Monday, 20 July 2009

American Beauty - the world of William Eggleston





"Both the opening of Lynch's Blue Velvet and Van Sant's Elephant are homages to Eggleston, the first in its use of saturated colour to highlight the surrealism of small-town America, the second a shot of a blue sky straight out of Eggleston's Wedgwood Blue series, where he pointed the camera directly up at the wispy clouds.

'It was the beauty of banal details that was inspirational,' Coppola said of Eggleston's influence on her debut feature, The Virgin Suicides, in 1999, and it is this ability to record, and illuminate, the mundane that is his stock in trade.

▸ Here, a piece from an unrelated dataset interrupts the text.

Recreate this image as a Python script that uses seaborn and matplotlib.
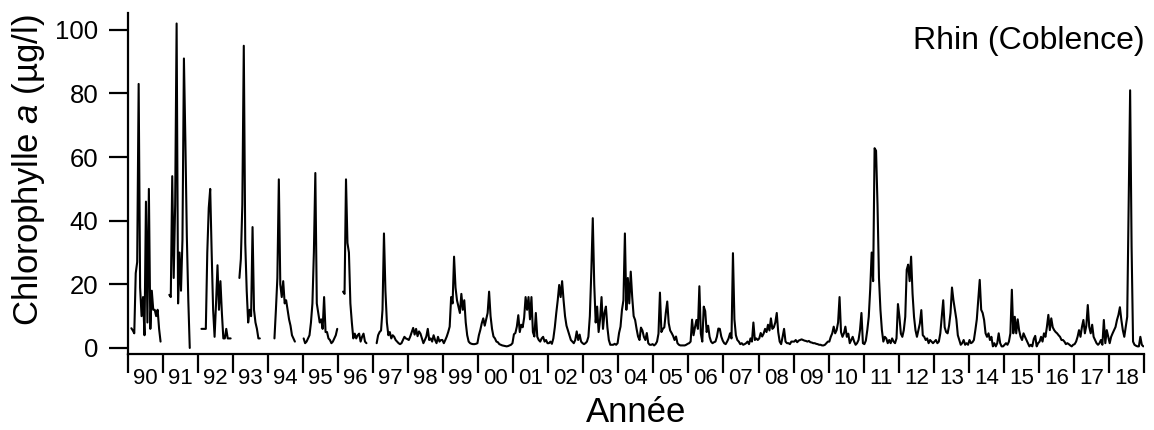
import numpy as np
import pandas as pd
import matplotlib
matplotlib.use("Agg")
import matplotlib.pyplot as plt
import seaborn as sns

nan = np.nan

# Chlorophyll a (µg/l), Rhine at Koblenz: 24 readings per year (semi-monthly), gaps = no sampling
years = list(range(1990, 2019))
year_labels = ["90", "91", "92", "93", "94", "95", "96", "97", "98", "99",
               "00", "01", "02", "03", "04", "05", "06", "07", "08", "09",
               "10", "11", "12", "13", "14", "15", "16", "17", "18"]

chl_1990 = [nan, nan, 6.2, 5.5, 4.6, 23.5, 27, 83, 19, 10, 16, 4, 46, 8, 50, 6, 18, 12, 12, 10, 12, 6, 2, nan]
chl_1991 = [nan, nan, nan, nan, 16.7, 16, 54, 22, 45, 102, 14, 30, 18, 34, 91, 65, 35, 15, 0, nan, nan, nan, nan, nan]
chl_1992 = [nan, nan, 6, 6, 6, 6, 30, 44, 50, 30, 12, 3.5, 14, 26, 12, 21, 11, 3, 3, 6, 3, 3, 3, nan]
chl_1993 = [nan, nan, nan, nan, 22, 28, 45, 95, 33, 18, 8, 12, 10, 38, 12, 8, 6, 3, 3, nan, nan, nan, nan, nan]
chl_1994 = [nan, nan, nan, nan, 3, 12, 22, 53, 20, 16, 21, 14, 15, 12, 9, 7, 4, 3, 2, nan, nan, nan, nan, nan]
chl_1995 = [3, 1.5, 2, 3, 4, 8, 14, 30, 55, 14, 11, 8, 9, 6, 16, 5, 5, 3, 2.5, 1.5, 2, 3, 4, 6]
chl_1996 = [nan, nan, nan, 17.7, 17, 53, 33, 30, 14, 8, 3, 4.5, 3, 4, 4.5, 2, 3.5, 4.5, 2, 1.5, nan, nan, nan, nan]
chl_1997 = [nan, nan, 1.5, 4, 5, 5.5, 12, 36, 18, 8, 4, 5, 3, 4, 3.5, 2.5, 2, 1.5, 1.2, 1.5, 2.5, 3.5, 3, 2.8]
chl_1998 = [2.5, 3.6, 5, 6.3, 4.2, 6, 3.7, 5.2, 4.5, 3, 1.5, 2.5, 3.6, 6, 2.5, 3, 2, 4, 2.5, 1.5, 3.5, 2, 2.5, 2.5]
chl_1999 = [1.5, 2.5, 3.6, 5, 6.7, 16, 14, 28.7, 19, 15, 13, 11, 17, 12, 15, 8, 4, 2, 1.5, 1.3, 1.2, 1.2, 1.3, 1.5]
chl_2000 = [4, 5.7, 7.8, 9.3, 7, 9, 11, 17.7, 10, 6, 3.6, 3, 2, 1.8, 1.2, 1, 0.8, 0.7, 0.6, 0.5, 0.6, 0.8, 1, 1.5]
chl_2001 = [4.3, 4.7, 6.7, 10.3, 5, 7.3, 6.5, 9.5, 16, 12, 16, 9, 16, 5, 3.6, 11, 3.5, 2.5, 2, 3, 3.5, 2, 2.5, 1.5]
chl_2002 = [1.5, 2, 1.3, 3, 6.5, 11, 15, 19.8, 16, 21, 15, 10, 7, 5.5, 4, 2.5, 2, 1.5, 2.5, 5.2, 2.5, 4.2, 2, 1.5]
chl_2003 = [1.2, 1.5, 2, 3.5, 10, 24, 40.8, 20, 8, 13, 5, 9, 16, 6, 11, 13, 6.5, 2.5, 1, 1, 1, 1.3, 1, 1.5]
chl_2004 = [4.7, 6.7, 12, 15, 36, 12, 22, 14, 24, 16, 10, 8.8, 6, 3.6, 2.5, 6.4, 5.5, 3.5, 2.5, 4.7, 1.5, 1, 1, 1.2]
chl_2005 = [0.8, 1.2, 2, 4.5, 17.4, 5, 6, 6.5, 11, 14.6, 7.8, 5.5, 4.7, 3.8, 2.5, 3.6, 1.5, 1, 0.8, 0.8, 0.8, 0.8, 1, 1.3]
chl_2006 = [1.5, 2, 8.9, 4, 6.5, 8.8, 6, 19.4, 4.5, 2, 13, 11.6, 5, 7, 3.5, 2, 1.5, 1.8, 2, 3.5, 6.1, 6, 3.6, 2.3]
chl_2007 = [1.5, 1.2, 2, 3, 4.6, 3, 29.8, 9, 4, 2.5, 2, 1.2, 1.5, 1, 1.2, 1.5, 2, 1.2, 3, 2, 8, 2.5, 3, 2.5]
chl_2008 = [3, 4.7, 3.6, 4.5, 6, 5, 7.3, 5.5, 9.3, 6, 6.5, 8, 11, 5, 2, 1.2, 3.5, 6, 2, 1.5, 1.5, 1.2, 2, 2]
chl_2009 = [2, 2.5, 1.8, 2.3, 2.5, 2.7, 2.5, 2.3, 2.2, 2, 2.2, 1.8, 1.7, 1.5, 1.5, 1.3, 1.2, 1, 1, 0.8, 0.8, 1, 1.5, 2]
chl_2010 = [2, 3.5, 4.6, 6.7, 4.6, 5.6, 8, 16, 5, 3.5, 4.6, 6.7, 3.5, 4.5, 1.5, 2.5, 3.5, 2, 1, 1.5, 2.5, 5.6, 11, 1.5]
chl_2011 = [1.2, 2.3, 5.6, 9.8, 18.5, 30, 21, 62.8, 62, 45, 22, 12, 5.6, 2, 3.5, 3, 1.5, 2.5, 1.5, 3, 2, 1.5, 3, 13.8]
chl_2012 = [9.8, 4.5, 3.5, 5.6, 9.8, 24.6, 26.2, 21, 28.7, 17, 9.8, 5.6, 3.5, 5.6, 7.7, 11.9, 4, 3.5, 2.5, 3, 1.5, 2.5, 2, 1.5]
chl_2013 = [2, 2.5, 1.5, 2, 4.6, 9.8, 15, 6.5, 5, 4.6, 7, 11, 19, 15, 12, 9, 4, 2.5, 1, 1.5, 2.5, 1, 1.5, 1]
chl_2014 = [2.5, 1.5, 1.8, 2.5, 5.6, 9, 15, 21.4, 12, 11, 8.8, 4.6, 3.5, 4.6, 2.5, 3.5, 0.5, 1.5, 0.5, 1.5, 4.6, 1.5, 0.5, 0.5]
chl_2015 = [1, 1.5, 1, 2, 4.6, 18.3, 4.6, 9.8, 4.6, 9, 5.5, 3.5, 2.5, 4.6, 3.5, 2.5, 1.5, 0.5, 1, 0.5, 2.8, 3.8, 0.5, 1.5]
chl_2016 = [2, 3.5, 2, 4.6, 3.5, 6.6, 10.4, 5.6, 9.3, 6.5, 5.6, 5, 4.6, 4, 3.5, 2.5, 2.5, 2, 1.2, 1.5, 1.2, 0.8, 0.5, 1]
chl_2017 = [1.2, 2, 3.5, 5.6, 3.5, 6.6, 8.8, 4.6, 7, 13.5, 6.6, 4.6, 7.3, 3.5, 2.5, 1.5, 1, 1.5, 2.5, 1, 8.8, 1.5, 5.6, 3.5]
chl_2018 = [1.5, 3.5, 4.6, 5.6, 6.6, 8.8, 10.4, 12.8, 8.8, 5.6, 3.5, 6.6, 9.8, 46.5, 81, 31.9, 2, 1, 0.7, 0.5, 0.5, 3.5, 1, 0.5]

yearly = [chl_1990, chl_1991, chl_1992, chl_1993, chl_1994, chl_1995, chl_1996,
          chl_1997, chl_1998, chl_1999, chl_2000, chl_2001, chl_2002, chl_2003,
          chl_2004, chl_2005, chl_2006, chl_2007, chl_2008, chl_2009, chl_2010,
          chl_2011, chl_2012, chl_2013, chl_2014, chl_2015, chl_2016, chl_2017,
          chl_2018]

# long table: decimal date of each reading
rows = []
for yr, vals in zip(years, yearly):
    n = len(vals)
    for i, v in enumerate(vals):
        rows.append((yr + (i + 0.5) / n, v))
df = pd.DataFrame(rows, columns=["date", "chl"])
# split the series wherever sampling stopped so gaps stay open
df["segment"] = df["chl"].isna().cumsum()
df = df.dropna(subset=["chl"])

sns.set_theme(style="ticks")
plt.rcParams["font.family"] = ["Liberation Sans", "DejaVu Sans"]
plt.rcParams["mathtext.fontset"] = "custom"
plt.rcParams["mathtext.rm"] = "Liberation Sans"
plt.rcParams["mathtext.it"] = "Liberation Sans:italic"
plt.rcParams["text.color"] = "black"
plt.rcParams["axes.labelcolor"] = "black"
plt.rcParams["xtick.color"] = "black"
plt.rcParams["ytick.color"] = "black"

W, H = 1154, 430
fig = plt.figure(figsize=(W / 100, H / 100), dpi=100)
x0, x1, ytop, ybot = 127.7, 1144.0, 13.0, 354.0
ax = fig.add_axes([x0 / W, 1 - ybot / H, (x1 - x0) / W, (ybot - ytop) / H])

sns.lineplot(data=df, x="date", y="chl", units="segment", estimator=None,
             sort=False, color="black", linewidth=1.5, legend=False, ax=ax)

ax.set_xlim(years[0], years[-1] + 1)
ax.set_ylim(-1.9, 105.3)
sns.despine(ax=ax)
for side in ("left", "bottom"):
    ax.spines[side].set_linewidth(1.6)
    ax.spines[side].set_color("black")

ax.set_yticks([0, 20, 40, 60, 80, 100])
ax.tick_params(axis="y", length=14, width=1.6, labelsize=18.5, pad=7)

# year boundaries as ticks, year labels centred between them
ax.set_xticks(list(years) + [years[-1] + 1])
ax.set_xticklabels([])
ax.set_xticks([y + 0.5 for y in years], minor=True)
ax.set_xticklabels(year_labels, minor=True)
ax.tick_params(axis="x", which="major", length=14, width=1.6)
ax.tick_params(axis="x", which="minor", length=0, pad=10, labelsize=16)

ax.set_xlabel("Année", fontsize=25, va="top")
ax.xaxis.set_label_coords(0.5, (ybot - 396) / (ybot - ytop))
ax.set_ylabel("Chlorophylle $\\mathit{a}$ (µg/l)", fontsize=25,
              ha="center", va="center", rotation_mode="anchor")
ax.yaxis.set_label_coords((29 - x0) / (x1 - x0), (ybot - 170) / (ybot - ytop))

ax.text((1145 - x0) / (x1 - x0), (ybot - 49.3) / (ybot - ytop), "Rhin (Coblence)",
        transform=ax.transAxes, ha="right", va="baseline", fontsize=23)

fig.savefig("out.png", dpi=100)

His most famous photograph, entitled Greenwood, Mississippi, 1973, but always referred to as The Red Ceiling, is of a bare light bulb from a crimson ceiling, three white cables snaking across the glossy surface like arteries. It is taken from an angle that suggests he may have stood on a chair, or simply held the camera above his head. In its apparent casualness, it is emblematic of Eggleston's art, being both ordinary and loaded with meaning, utterly simple and yet endlessly complex. A mundane image, maybe, yet one that carries within it some indefinable sense of menace. 'It is so powerful,' he once said, 'that I have never seen it reproduced on the page to my satisfaction. When you look at the dye transfer print, it's like red blood that's wet on the wall. It shocks you every time."